Later. I'm floating away from the crest on a broken chunk of "old-timer" wooden surfboard tattooed with Maori patterns. Looking back towards the river crest where I went down, I can see great masses of boat flotsam getting churned by the paddle wheel to the water's surface. And as I'm watching all the flotsam rise, the boat, much newer but still antique, emerges out of the water like a breaching whale, white spray spouting out the stacks. The paddle wheel is rotating madly, suspending the entire hull on the surface while turning the boat slowly round on its axis, upending, submerging, resurfacing, then splashing down and going under.

A pontoon biplane is heading towards me. It's as if it were riding on an invisible coaster track, touching the water lightly when dipping down. The hippy goggled pilot in the cockpit gives me the thumbs-up as he passes. He circles several times above the "dance arena", writing cryptic smoke signals that I'm unable to decipher. Then he heads straight up, nosedives, and at the last instant before hitting the water he swoops up, pauses and slowly descends tail first. The bi-wings begin rotating like a hover craft while the smoking tail-pipe gargles each time it alights on the water.
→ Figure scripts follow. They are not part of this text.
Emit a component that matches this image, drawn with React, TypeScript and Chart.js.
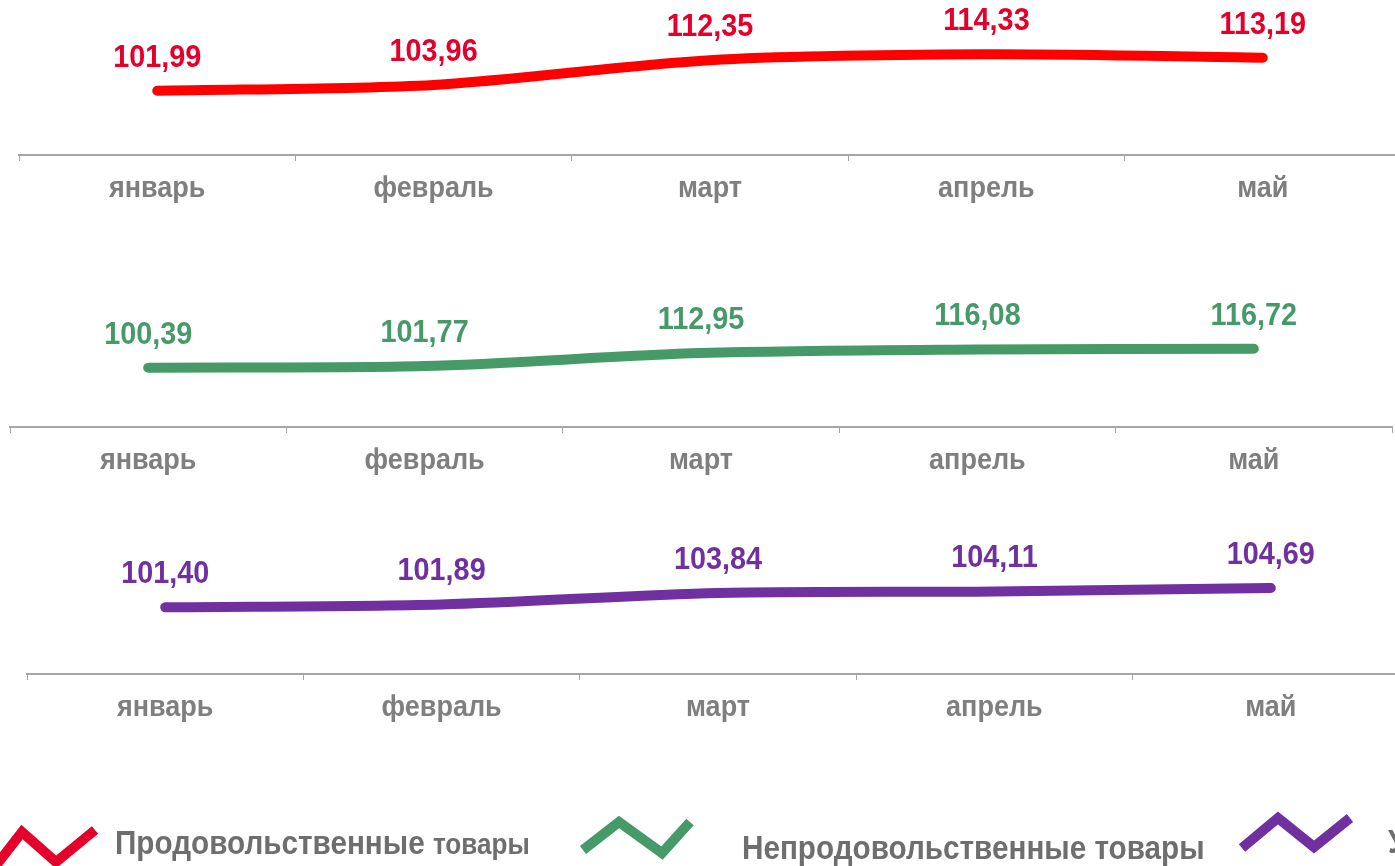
import React, { useEffect, useRef } from "react";
import { Chart, registerables } from "chart.js";

Chart.register(...registerables);

// ---- data ----
const months = ["январь", "февраль", "март", "апрель", "май"];
const foodValues = [101.99, 103.96, 112.35, 114.33, 113.19];
const nonFoodValues = [100.39, 101.77, 112.95, 116.08, 116.72];
const servicesValues = [101.4, 101.89, 103.84, 104.11, 104.69];
const legendLabels = ["Продовольственные", "товары", "Непродовольственные товары", "Услуги"];

const FONT = '"Liberation Sans", Arial, sans-serif';
const SQUEEZE = 0.9;
const fmt = (v: number) => v.toFixed(2).replace(".", ",");

type Panel = {
  values: number[];
  lineColor: string;
  labelColor: string;
  left: number;
  top: number;
  areaH: number;
  min: number;
  max: number;
};

const panels: Panel[] = [
  { values: foodValues, lineColor: "#FF0000", labelColor: "#E4002B", left: 9, top: 0, areaH: 155, min: 80.16, max: 132.78 },
  { values: nonFoodValues, lineColor: "#469A68", labelColor: "#469A68", left: 0, top: 270, areaH: 157, min: 49.4, max: 184.39 },
  { values: servicesValues, lineColor: "#7030A0", labelColor: "#7030A0", left: 17, top: 520, areaH: 154, min: 90.04, max: 116.27 },
];

const AXIS_H = 60;
const CANVAS_W = 1402;

function drawSqueezed(ctx: CanvasRenderingContext2D, text: string, x: number, y: number) {
  ctx.save();
  ctx.translate(x, y);
  ctx.scale(SQUEEZE, 1);
  ctx.fillText(text, 0, 0);
  ctx.restore();
}

const textLabels = {
  id: "textLabels",
  afterDraw(chart: any, _args: any, opts: any) {
    const ctx = chart.ctx as CanvasRenderingContext2D;
    ctx.save();
    ctx.textAlign = "center";
    ctx.textBaseline = "middle";
    // value labels above points
    const meta = chart.getDatasetMeta(0);
    const ds = chart.data.datasets[0];
    ctx.font = `bold ${opts.valueSize}px ${FONT}`;
    ctx.fillStyle = opts.valueColor;
    meta.data.forEach((pt: any, i: number) => {
      drawSqueezed(ctx, fmt(ds.data[i] as number), pt.x, pt.y - opts.valueOffset);
    });
    // category labels under axis
    const xs = chart.scales.x;
    ctx.font = `bold ${opts.tickSize}px ${FONT}`;
    ctx.fillStyle = opts.tickColor;
    xs.ticks.forEach((t: any, i: number) => {
      drawSqueezed(ctx, xs.getLabelForValue(t.value), xs.getPixelForTick(i), xs.top + opts.tickOffset);
    });
    ctx.restore();
  },
};

function LinePanel({ p }: { p: Panel }) {
  const ref = useRef<HTMLCanvasElement | null>(null);
  useEffect(() => {
    if (!ref.current) return;
    const chart = new Chart(ref.current, {
      type: "line",
      data: {
        labels: months,
        datasets: [
          {
            data: p.values,
            borderColor: p.lineColor,
            backgroundColor: p.lineColor,
            borderWidth: 10,
            borderCapStyle: "round",
            borderJoinStyle: "round",
            pointRadius: 0,
            tension: 0.3,
            fill: false,
            clip: false as any,
          },
        ],
      },
      options: {
        responsive: false,
        animation: false,
        layout: { padding: { left: 10, right: 10, top: 0, bottom: 0 } },
        plugins: {
          legend: { display: false },
          tooltip: { enabled: false },
          textLabels: {
            valueColor: p.labelColor,
            valueSize: 32,
            valueOffset: 33,
            tickColor: "#7F7F7F",
            tickSize: 30,
            tickOffset: 34,
          },
        } as any,
        scales: {
          x: {
            type: "category",
            offset: true,
            grid: {
              offset: true,
              drawOnChartArea: false,
              drawTicks: true,
              tickLength: 6,
              color: "#A6A6A6",
              lineWidth: 1,
            },
            border: { display: true, color: "#A6A6A6", width: 2 },
            ticks: { display: false, autoSkip: false, maxRotation: 0 },
            afterFit: (scale: any) => {
              scale.height = AXIS_H;
            },
          },
          y: { display: false, min: p.min, max: p.max },
        },
      },
      plugins: [textLabels],
    });
    return () => chart.destroy();
  }, [p]);
  return (
    <canvas
      ref={ref}
      width={CANVAS_W}
      height={p.areaH + AXIS_H}
      style={{ position: "absolute", left: p.left, top: p.top, width: CANVAS_W, height: p.areaH + AXIS_H }}
    />
  );
}

function Legend() {
  const textStyle = { fontFamily: FONT, fontWeight: 700, fill: "#6E6E6E" } as any;
  const squeezeAt = (x: number) => `translate(${x} 0) scale(${SQUEEZE} 1) translate(${-x} 0)`;
  return (
    <svg
      width={1395}
      height={866}
      style={{ position: "absolute", left: 0, top: 0, pointerEvents: "none" }}
    >
      <polyline points="-6,868 22,832 56,862 95,830" fill="none" stroke="#E4002B" strokeWidth={10} strokeLinejoin="miter" />
      <text x={115} y={854} style={textStyle} fontSize={33} transform={squeezeAt(115)}>
        {legendLabels[0]} <tspan fontSize={29}>{legendLabels[1]}</tspan>
      </text>
      <polyline points="583,850 619,822 662,853 690,822" fill="none" stroke="#469A68" strokeWidth={10} strokeLinejoin="miter" />
      <text x={742} y={859} style={textStyle} fontSize={33} transform={squeezeAt(742)}>
        {legendLabels[2]}
      </text>
      <polyline points="1242,848 1278,818 1314,847 1350,818" fill="none" stroke="#7030A0" strokeWidth={10} strokeLinejoin="miter" />
      <text x={1388} y={853} style={textStyle} fontSize={33} transform={squeezeAt(1388)}>
        {legendLabels[3]}
      </text>
    </svg>
  );
}

export default function App() {
  return (
    <div
      style={{
        position: "fixed",
        left: 0,
        top: 0,
        width: 1395,
        height: 866,
        overflow: "hidden",
        background: "#FFFFFF",
      }}
    >
      {panels.map((p, i) => (
        <LinePanel key={i} p={p} />
      ))}
      <Legend />
    </div>
  );
}
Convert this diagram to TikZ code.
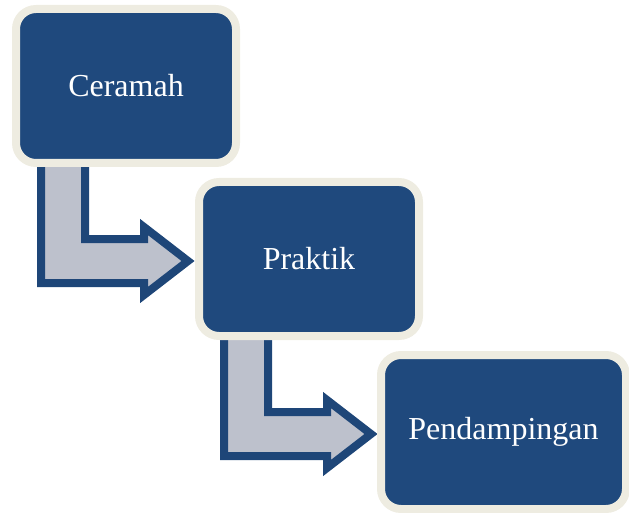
\documentclass[tikz,border=0pt]{standalone}
\usepackage{fontspec}
\setmainfont{Liberation Serif}
\usepackage{xcolor}
\usetikzlibrary{positioning,calc,shadows,backgrounds}

\definecolor{boxblue}{RGB}{31,73,125}
\definecolor{boxrim}{RGB}{238,236,225}
\definecolor{arrowfill}{RGB}{189,193,204}
\definecolor{arrowline}{RGB}{30,70,120}

\tikzset{
  stage/.style={draw=boxrim, line width=8pt, fill=boxblue, rounded corners=20pt,
    minimum width=220pt, minimum height=154pt, inner sep=0pt, text=white,
    font=\fontsize{32}{38}\selectfont,
    drop shadow={shadow xshift=2pt, shadow yshift=-3pt, opacity=0.25}},
  bentarrow/.style={draw=arrowline, fill=arrowfill, line width=8pt, line join=miter,
    drop shadow={shadow xshift=2pt, shadow yshift=-3pt, opacity=0.2}}
}

\begin{document}
\begin{tikzpicture}[x=1pt, y=-1pt]
  \useasboundingbox (0,0) rectangle (629,513);

  \node [stage] (ceramah) at (126,86) {Ceramah};
  \node [stage] (praktik) at ($(ceramah)+(183,173)$) {Praktik};
  \node [stage, minimum width=245pt, anchor=west] (pendampingan)
    at ($(praktik.west)+(182,173)$) {Pendampingan};

  % bent arrows, tucked under the boxes
  \begin{scope}[on background layer]
    \foreach \from in {ceramah, praktik} {
      \begin{scope}[shift={(\from.south west)}]
        \draw [bentarrow] (29,-20) -- (29,116) -- (132,116) -- (132,128) -- (176,94)
          -- (132,60) -- (132,72) -- (73,72) -- (73,-20) -- cycle;
      \end{scope}
    }
  \end{scope}
\end{tikzpicture}
\end{document}
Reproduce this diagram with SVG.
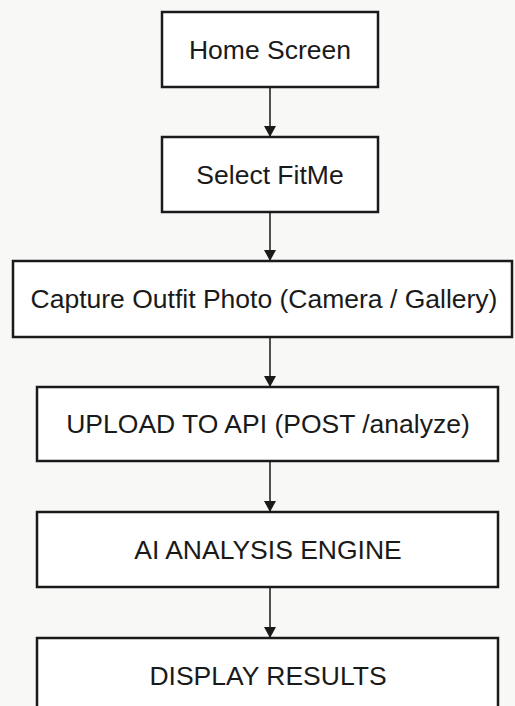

And then the crazy riverboat bobs to the surface,
levitating above the water with wild paddle wheel gone insane and smoke stacks chuffing out a jitterbuggy tune and everything jumping like a whirly-gig---a gyrating rockin'-in-rhythm pair...and my epiphany knows no bounds. "Well this is really it. They are for real!"

But the scene drifts away, getting smaller and less real. I'm thinking "Why hasn't anyone thought of an old-time riverboat show like this?" With this gut feeling I realize that if I get back upriver and contact the friendly and talented pilot, I'll be able to convince him of my plans and collect a finder's fee.